I don't know the answer to your question but I get similar symptoms, even without any diet changes. It's funny b/c I used to only pay attention to the diarrhea because it was heralded by wicked cramping, but now I notice I'm constipated half the time, too. What's really weird to me is when you can have both on the same day...Or in the same BM.


----------



## Brianmay1975 (Apr 3, 2010)

Well, I'm no doctor, but I think it could qualify as IBS-A indeed, especially if it's a regular pattern for you. If it happens just once in a lifetime, then it's probably not IBS-A.I have the same problems too. I guess it's because a few days of leaving out insoluble fiber from your diet are bound to take their toll. Personally, in order to avoid getting constipated, I start to slowly incorporate fruit and veggies in my diet as soon as the diarrhea comes to an end. It's a bit like riding a rollercoaster: one moment I'm popping antispasmodic pills and next moment I'm stuffing myself with raw veggies.
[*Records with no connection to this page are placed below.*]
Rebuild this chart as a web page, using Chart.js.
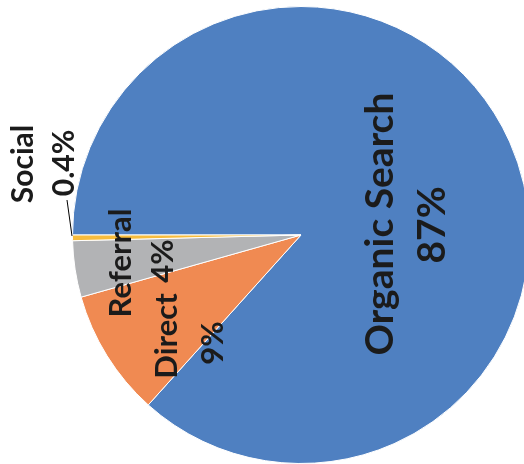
<!DOCTYPE html>
<html>
<head>
<meta charset="utf-8">
<script src="https://cdn.jsdelivr.net/npm/chart.js@4"></script>
<style>
  html, body { margin: 0; padding: 0; background: #fff; overflow: hidden; }
  #wrap { width: 524px; height: 464px; overflow: hidden; }
</style>
</head>
<body>
<div id="wrap"><canvas id="pie" width="530" height="464"></canvas></div>
<script>
// data
const categories = ['Organic Search', 'Direct', 'Referral', 'Social'];
const shares = [87, 9, 4, 0.4];
const shareLabels = ['87%', '9%', '4%', '0.4%'];
const sliceColors = ['#4f80c1', '#f08a52', '#b2b3b5', '#f7bc3d'];

// where each label sits, relative to the pie centre (name / value columns)
const labelLayout = [
  { size: 39, name: [79, -11], value: [131, -10] },
  { size: 31, name: [-134, 101], value: [-88, 108] },
  { size: 31, name: [-180, 28], value: [-138, 26] },
  { size: 30, name: [-278, -71], value: [-237, -72] }
];

const pieLabels = {
  id: 'pieLabels',
  afterDatasetsDraw(chart) {
    const ctx = chart.ctx;
    const arc = chart.getDatasetMeta(0).data[0];
    const cx = arc.x, cy = arc.y;
    ctx.save();
    ctx.fillStyle = '#1b1b1b';
    ctx.textAlign = 'center';
    ctx.textBaseline = 'middle';
    categories.forEach((name, i) => {
      const l = labelLayout[i];
      ctx.font = 'bold ' + l.size + 'px Lato';
      [[name, l.name], [shareLabels[i], l.value]].forEach(([txt, p]) => {
        ctx.save();
        ctx.translate(cx + p[0], cy + p[1]);
        ctx.rotate(-Math.PI / 2);
        ctx.fillText(txt, 0, 0);
        ctx.restore();
      });
    });
    // leader line for the tiny Social slice
    ctx.strokeStyle = '#000';
    ctx.lineWidth = 1;
    ctx.beginPath();
    ctx.moveTo(cx - 234, cy - 35);
    ctx.lineTo(cx - 229, cy + 1);
    ctx.stroke();
    ctx.restore();
  }
};

new Chart(document.getElementById('pie'), {
  type: 'pie',
  data: {
    labels: categories,
    datasets: [{
      data: shares,
      backgroundColor: sliceColors,
      borderColor: '#ffffff',
      borderWidth: 1
    }]
  },
  options: {
    responsive: false,
    animation: false,
    rotation: 270,
    layout: { padding: { left: 72, right: 0, top: 6, bottom: 0 } },
    plugins: { legend: { display: false }, tooltip: { enabled: false } }
  },
  plugins: [pieLabels]
});
</script>
</body>
</html>
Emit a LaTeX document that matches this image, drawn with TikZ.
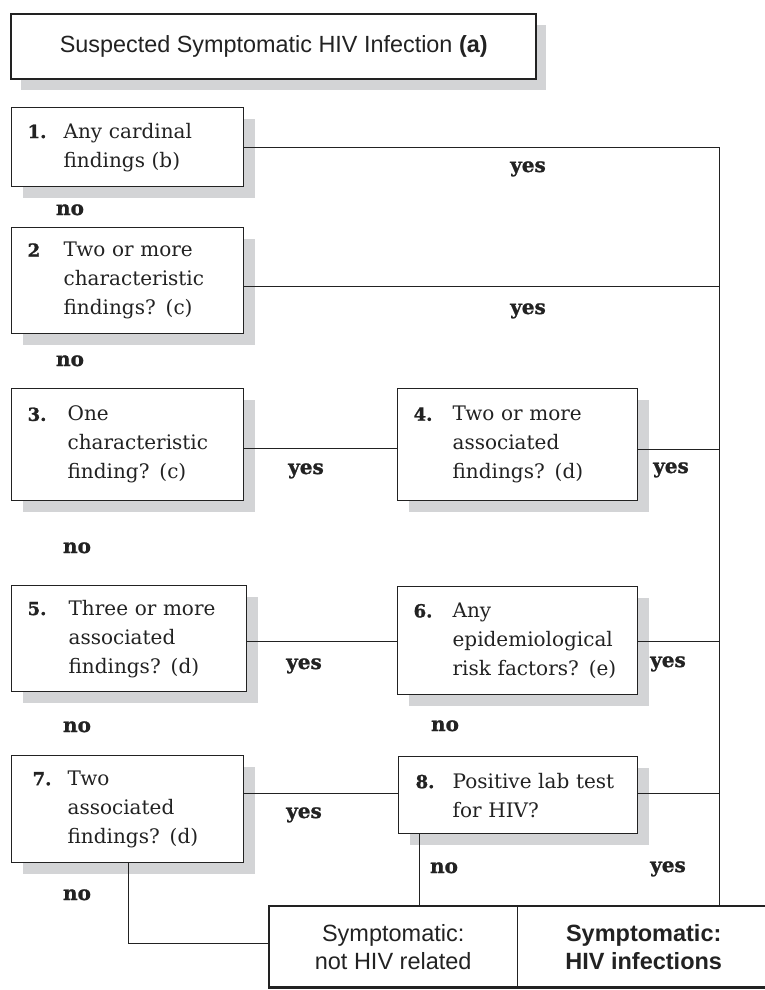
\documentclass[tikz,border=0pt]{standalone}
\usepackage{fontspec}
\setmainfont{Liberation Sans}
\newfontfamily\boxfont{DejaVu Serif}
\newfontfamily\heavyfont{DejaVu Serif Bold}[FakeBold=1.2]
\usetikzlibrary{shadows}
\definecolor{shadowgray}{HTML}{D3D4D6}
\definecolor{ink}{HTML}{222222}
\newcommand\numfont{\heavyfont\bfseries\fontsize{18}{18}\selectfont}
\newcommand\numat[3]{\noindent\makebox[#3pt][l]{\hspace*{#1pt}{\numfont #2}}}
\newcommand\ind[1]{\hspace*{#1pt}}
\begin{document}
\begin{tikzpicture}[x=1pt,y=-1pt,
  shade/.style={drop shadow={shadow xshift=11pt, shadow yshift=-11pt, fill=shadowgray, opacity=1}},
  stepbox/.style={draw=ink, line width=1.3pt, fill=white, anchor=north west,
    inner xsep=6pt, inner ysep=0pt, align=left, text=ink,
    font=\boxfont\fontsize{20}{29}\selectfont, shade},
  headbox/.style={draw=ink, line width=2.4pt, fill=white, anchor=north west,
    font=\fontsize{23.4}{28}\selectfont, text=ink,
    drop shadow={shadow xshift=10pt, shadow yshift=-11pt, fill=shadowgray, opacity=1}},
  endbox/.style={anchor=north west, inner sep=0pt, align=center, text=ink,
    font=\fontsize{23.5}{28}\selectfont},
  lbl/.style={anchor=base, inner sep=0pt, text=ink, font=\heavyfont\bfseries\fontsize{20}{20}\selectfont},
  conn/.style={draw=ink, line width=1pt}
]
\useasboundingbox (0,0) rectangle (765,990);

% header
\node[headbox, minimum width=525pt, minimum height=65pt] (head) at (10,13)
  {Suspected Symptomatic HIV Infection \textbf{(a)}};

% steps
\node[stepbox, text width=220pt, minimum height=79pt] (b1) at (11,107)
  {\numat{10}{1.}{46}Any cardinal\\\ind{46}findings (b)};
\node[stepbox, text width=220pt, minimum height=106pt] (b2) at (11,227)
  {\numat{10}{2}{46}Two or more\\\ind{46}characteristic\\\ind{46}findings? (c)};
\node[stepbox, text width=220pt, minimum height=112pt] (b3) at (11,388)
  {\numat{10}{3.}{50}One\\\ind{50}characteristic\\\ind{50}finding? (c)};
\node[stepbox, text width=228pt, minimum height=112pt] (b4) at (397,388)
  {\numat{10}{4.}{49}Two or more\\\ind{49}associated\\\ind{49}findings? (d)};
\node[stepbox, text width=223pt, minimum height=106pt] (b5) at (11,585)
  {\numat{10}{5.}{51}Three or more\\\ind{51}associated\\\ind{51}findings? (d)};
\node[stepbox, text width=228pt, minimum height=108pt] (b6) at (397,586)
  {\numat{10}{6.}{49}Any\\\ind{49}epidemiological\\\ind{49}risk factors? (e)};
\node[stepbox, text width=220pt, minimum height=107pt] (b7) at (11,755)
  {\numat{15}{7.}{50}Two\\\ind{50}associated\\\ind{50}findings? (d)};
\node[stepbox, text width=227pt, minimum height=77pt] (b8) at (398,756)
  {\numat{11}{8.}{48}Positive lab test\\\ind{48}for HIV?};

% outcome boxes
\node[endbox, minimum width=248pt, minimum height=81pt] (bl) at (269,906)
  {Symptomatic:\\not HIV related};
\node[endbox, minimum width=253pt, minimum height=81pt] (br) at (517,906)
  {\bfseries Symptomatic:\\\bfseries HIV infections};
\draw[draw=ink, line width=2.4pt] (bl.north west) rectangle (br.south east);
\draw[conn, line width=1.3pt] (bl.north east) -- (bl.south east);

% connectors
\coordinate (rb) at (719,906);
\draw[conn] (b1.east) -| (rb);
\coordinate (c2) at ([yshift=-6pt]b2.east);
\draw[conn] (c2) -- (c2 -| rb);
\coordinate (c3) at ([yshift=-4pt]b3.east);
\draw[conn] (c3) -- (c3 -| b4.west);
\coordinate (c4) at ([yshift=-5pt]b4.east);
\draw[conn] (c4) -- (c4 -| rb);
\coordinate (c5) at ([yshift=-3pt]b5.east);
\draw[conn] (c5) -- (c5 -| b6.west);
\coordinate (c6) at ([yshift=-1pt]b6.east);
\draw[conn] (c6) -- (c6 -| rb);
\coordinate (c7) at ([yshift=15.5pt]b7.east);
\draw[conn] (c7) -- (c7 -| b8.west);
\coordinate (c8) at ([yshift=1.5pt]b8.east);
\draw[conn] (c8) -- (c8 -| rb);
\coordinate (c7d) at ([xshift=1pt]b7.south);
\draw[conn] (c7d) |- ([yshift=3.5pt]bl.west);
\coordinate (c8d) at ([xshift=21pt]b8.south west);
\draw[conn] (c8d) -- (c8d |- bl.north);

% labels
\node[lbl] (y1) at (528,172) {yes};
\node[lbl] (y2) at (528,314) {yes};
\node[lbl] (y3) at (306,474) {yes};
\node[lbl] (y4) at (671,473) {yes};
\node[lbl] (y5) at (304,669) {yes};
\node[lbl] (y6) at (668,667) {yes};
\node[lbl] (y7) at (304,818) {yes};
\node[lbl] (y8) at (668,872) {yes};
\node[lbl] (n1) at (70,215) {no};
\node[lbl] (n2) at (70,366) {no};
\node[lbl] (n3) at (77,553) {no};
\node[lbl] (n4) at (77,732) {no};
\node[lbl] (n5) at (77,900) {no};
\node[lbl] (n6) at (445,731) {no};
\node[lbl] (n7) at (444,873) {no};
\end{tikzpicture}
\end{document}
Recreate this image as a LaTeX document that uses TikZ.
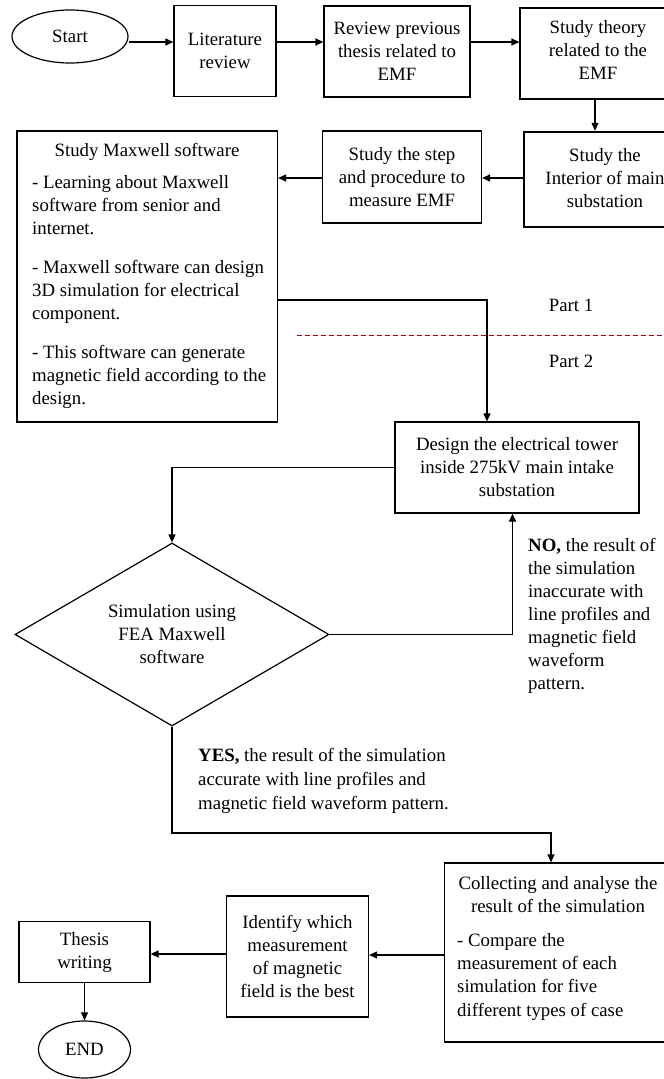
\documentclass[tikz,border=0pt]{standalone}
\usepackage{fontspec}
\setmainfont{Liberation Serif}
\usetikzlibrary{shapes.geometric,arrows.meta,calc}
\begin{document}
\begin{tikzpicture}[x=1pt,y=-1pt,
  every node/.style={font=\fontsize{18.8}{23}\selectfont},
  box/.style={draw, line width=1.2pt, rectangle, inner sep=0pt, align=center},
  oval/.style={draw, ellipse, line width=1.2pt, inner sep=0pt},
  txt/.style={inner sep=0pt, align=left},
  ctxt/.style={inner sep=0pt, align=center},
  arr/.style={line width=1.2pt, -{Triangle[length=8pt,width=7pt]}},
  sep/.style={line width=1pt, draw=red!65!black, dash pattern=on 5pt off 3pt}]
\useasboundingbox (0,0) rectangle (664,1079);
\clip (0,0) rectangle (664,1079);

% top row
\node[oval, minimum width=116pt, minimum height=53pt] (start) at (70,36.5) {Start};
\node[box, minimum width=102pt, minimum height=91pt] (lit) at (225,51) {Literature\\review};
\node[box, minimum width=146pt, minimum height=91pt] (rev) at (397,51.5) {Review previous\\thesis related to\\EMF};
\node[box, minimum width=160pt, minimum height=91pt] (theory) at (600,53.5) {};
\node[ctxt] (theoryT) at (598,50) {Study theory\\related to the\\EMF};

% second row
\node[box, line width=2.4pt, minimum width=162pt, minimum height=95pt] (interior) at (605,179.5) {};
\node[ctxt] (interiorT) at (605,178) {Study the\\Interior of main\\substation};
\node[box, minimum width=159pt, minimum height=92pt] (step) at (402,177) {Study the step\\and procedure to\\measure EMF};
\node[box, minimum width=260.5pt, minimum height=291pt] (maxwell) at (147.25,276.5) {};
\node[ctxt] (maxwellT) at (147,152) {Study Maxwell software};
\node[txt, anchor=north west] (maxwellB) at (32,175) {- Learning about Maxwell\\software from senior and\\internet.\\[16pt]- Maxwell software can design\\3D simulation for electrical\\component.\\[16pt]- This software can generate\\magnetic field according to the\\design.};

% part separator
\node[ctxt] (part1) at (571,305) {Part 1};
\node[ctxt] (part2) at (571,361) {Part 2};
\coordinate (dl) at (296.5,335);
\coordinate (dr) at (664,335);
\draw[sep] (dl) -- (dr);

% design and decision
\node[box, minimum width=244pt, minimum height=91pt] (design) at (517,467.5) {Design the electrical tower\\inside 275kV main intake\\substation};
\node[draw, diamond, line width=1.2pt, inner sep=0pt, shape aspect=1.716, minimum width=314pt, minimum height=183pt, align=center] (sim) at (172,634.5) {Simulation using\\FEA Maxwell\\software};
\node[txt, anchor=north west] (no) at (528,538) {\textbf{NO,} the result of\\the simulation\\inaccurate with\\line profiles and\\magnetic field\\waveform\\pattern.};
\node[txt, anchor=north west, font=\fontsize{18.8}{24}\selectfont] (yes) at (198,748) {\textbf{YES,} the result of the simulation\\accurate with line profiles and\\magnetic field waveform pattern.};

% bottom row
\node[box, minimum width=227.3pt, minimum height=179pt] (coll) at (558.35,952.5) {};
\node[ctxt] (collT) at (558,894.5) {Collecting and analyse the\\result of the simulation};
\node[txt, anchor=north west, font=\fontsize{18.8}{23.3}\selectfont] (collB) at (457,933) {- Compare the\\measurement of each\\simulation for five\\different types of case};
\node[box, minimum width=142pt, minimum height=121pt] (ident) at (297.5,956.5) {Identify which\\measurement\\of magnetic\\field is the best};
\node[box, minimum width=131pt, minimum height=61pt] (thesis) at (84.5,952) {Thesis\\writing};
\node[oval, minimum width=92pt, minimum height=57pt] (finish) at (84.5,1049.5) {END};

% connectors
\coordinate (r1) at (0,42);
\draw[arr] (start.east |- r1) -- (lit.west |- r1);
\draw[arr] (lit.east |- r1) -- (rev.west |- r1);
\draw[arr] (rev.east |- r1) -- (theory.west |- r1);
\coordinate (c1) at (595,0);
\draw[arr] (theory.south -| c1) -- (interior.north -| c1);
\coordinate (r2) at (0,178);
\draw[arr] (interior.west |- r2) -- (step.east |- r2);
\draw[arr] (step.west |- r2) -- (maxwell.east |- r2);
\coordinate (r3) at (0,300);
\coordinate (c2) at (487,0);
\draw[arr] (maxwell.east |- r3) -- (c2 |- r3) -- (design.north -| c2);
\draw[arr] (design.west) -| (sim.north);
\coordinate (c3) at (512.5,0);
\draw[arr] (sim.east) -- (c3 |- sim.east) -- (design.south -| c3);
\coordinate (r4) at (0,833);
\coordinate (c4) at (551,0);
\draw[arr] (sim.south) -- (sim.south |- r4) -- (c4 |- r4) -- (coll.north -| c4);
\coordinate (r5) at (0,955);
\draw[arr] (coll.west |- r5) -- (ident.east |- r5);
\coordinate (r6) at (0,954);
\draw[arr] (ident.west |- r6) -- (thesis.east |- r6);
\draw[arr] (thesis.south) -- (finish.north);
\end{tikzpicture}
\end{document}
But one gets used to anything...My doctor explained me that it's normal for IBS to have both constipation and diarrhea in the same BM, as your bowel doesn't function properly all the time.


----------



## Prezwilson15 (Jul 5, 2011)

Thank you both for your replies.Since that post I did have a BM. It was regular although it was mixed with light and dark. I couldn't tell if he dark was green or black. That's got me a bit concerned. I'll just have to wait and see I guess when the next one comes.Paula


----------